What the players were unanimous about, however, was their support of Beverley and his ultra aggressive style of play. To a man, the Rockets stuck up for their starting point guard, insisting that his bulldog nature and bellicosity are essential ingredients in what makes him such a uniquely effective player – not to mention a migraine-inducing matchup for the opposition.

“That was Pat being Pat,” Howard said when asked about Beverley’s run-ins with Westbrook. “You can’t take that away from him. He’s going to be aggressive and he’s going to get into Russell and into all their point guards and work hard to make it tough for them to score. He got in foul trouble doing it, but you can’t take away somebody’s aggressiveness.”

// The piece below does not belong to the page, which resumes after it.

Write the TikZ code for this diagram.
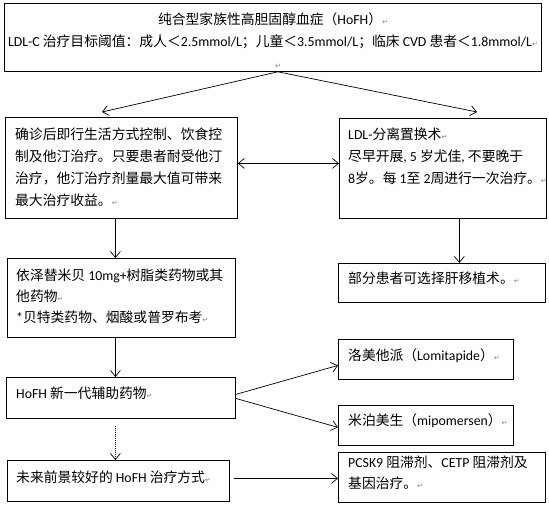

Losing is never a pleasurable experience, especially for a team that has grown so accustomed to finding ways to emerge victorious. Not surprisingly, then, the Rockets were a rather salty bunch after the game. They came here to win, they believed they would, and the subsequent fall left them grousing and grumpy – as it should. Yes, the internal accountability accepted and support shown in the wake of defeat had to be considered positive signs, but given that this team long ago passed the point of finding solace in moral victories, such silver linings are wasted on them these days.

The Rockets are well aware that the Thunder and Clippers represent the only elite teams they have yet to topple a single time this season. They’ll receive another crack at each on their home floor in Houston over the next few weeks. Until then, one final reminder from Tuesday’s contest figures to linger over all the rest: for all the strides the Rockets have made over the season’s last two months, many more remain before this club can reach the place it so desperately desires to be.